● PROMPT
Quote from the first line below through the line that contains "mt, mb, ml, mr = 12, 11, 233, 6", both included, and leave the pictures out.

● DATASET SECTION
»»

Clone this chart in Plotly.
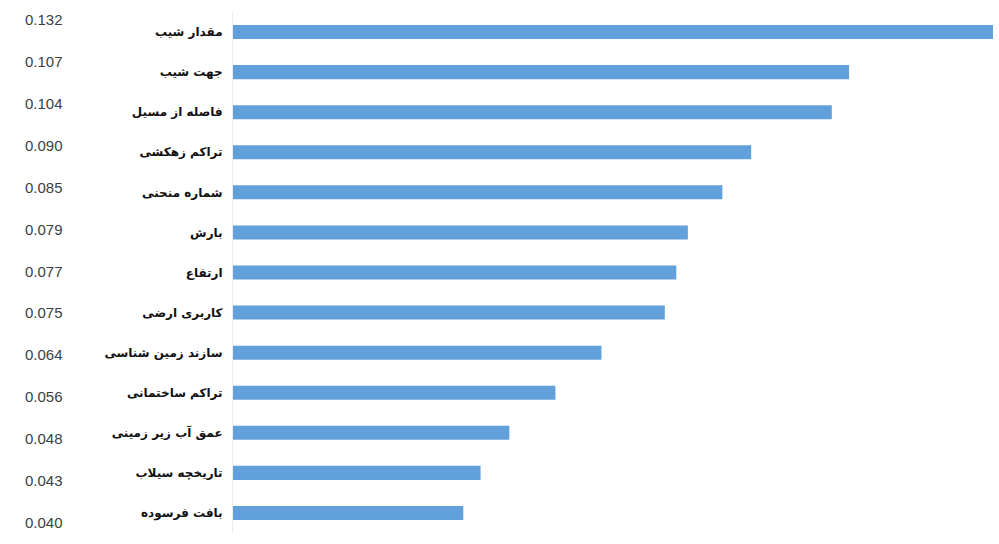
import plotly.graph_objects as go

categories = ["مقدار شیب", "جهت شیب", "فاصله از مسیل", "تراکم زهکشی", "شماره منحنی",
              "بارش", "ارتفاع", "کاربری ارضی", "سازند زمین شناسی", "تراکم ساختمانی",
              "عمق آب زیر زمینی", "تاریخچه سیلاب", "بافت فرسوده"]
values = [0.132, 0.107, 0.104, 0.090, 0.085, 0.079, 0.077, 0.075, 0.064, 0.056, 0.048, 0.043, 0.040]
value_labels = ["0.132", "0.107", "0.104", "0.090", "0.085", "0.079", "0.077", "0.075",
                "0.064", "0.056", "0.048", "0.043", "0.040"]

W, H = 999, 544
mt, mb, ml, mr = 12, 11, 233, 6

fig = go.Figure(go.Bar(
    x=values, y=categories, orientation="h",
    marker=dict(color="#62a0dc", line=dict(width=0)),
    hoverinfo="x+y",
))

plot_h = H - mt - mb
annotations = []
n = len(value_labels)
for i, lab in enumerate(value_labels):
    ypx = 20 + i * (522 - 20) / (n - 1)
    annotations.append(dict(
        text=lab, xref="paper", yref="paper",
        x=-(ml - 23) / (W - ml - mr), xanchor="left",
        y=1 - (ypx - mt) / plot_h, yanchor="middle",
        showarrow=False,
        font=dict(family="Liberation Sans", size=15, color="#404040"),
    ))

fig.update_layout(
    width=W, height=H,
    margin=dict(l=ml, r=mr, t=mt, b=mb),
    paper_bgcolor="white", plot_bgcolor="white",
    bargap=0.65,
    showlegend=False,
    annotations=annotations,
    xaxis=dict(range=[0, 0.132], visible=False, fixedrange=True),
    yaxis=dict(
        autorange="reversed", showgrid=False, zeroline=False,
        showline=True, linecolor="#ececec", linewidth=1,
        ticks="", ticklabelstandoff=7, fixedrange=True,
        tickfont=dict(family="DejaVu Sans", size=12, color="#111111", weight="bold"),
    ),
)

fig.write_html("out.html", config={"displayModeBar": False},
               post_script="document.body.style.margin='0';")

««

● ANSWER IN FULL
Clone this chart in Plotly.
import plotly.graph_objects as go

categories = ["مقدار شیب", "جهت شیب", "فاصله از مسیل", "تراکم زهکشی", "شماره منحنی",
              "بارش", "ارتفاع", "کاربری ارضی", "سازند زمین شناسی", "تراکم ساختمانی",
              "عمق آب زیر زمینی", "تاریخچه سیلاب", "بافت فرسوده"]
values = [0.132, 0.107, 0.104, 0.090, 0.085, 0.079, 0.077, 0.075, 0.064, 0.056, 0.048, 0.043, 0.040]
value_labels = ["0.132", "0.107", "0.104", "0.090", "0.085", "0.079", "0.077", "0.075",
                "0.064", "0.056", "0.048", "0.043", "0.040"]

W, H = 999, 544
mt, mb, ml, mr = 12, 11, 233, 6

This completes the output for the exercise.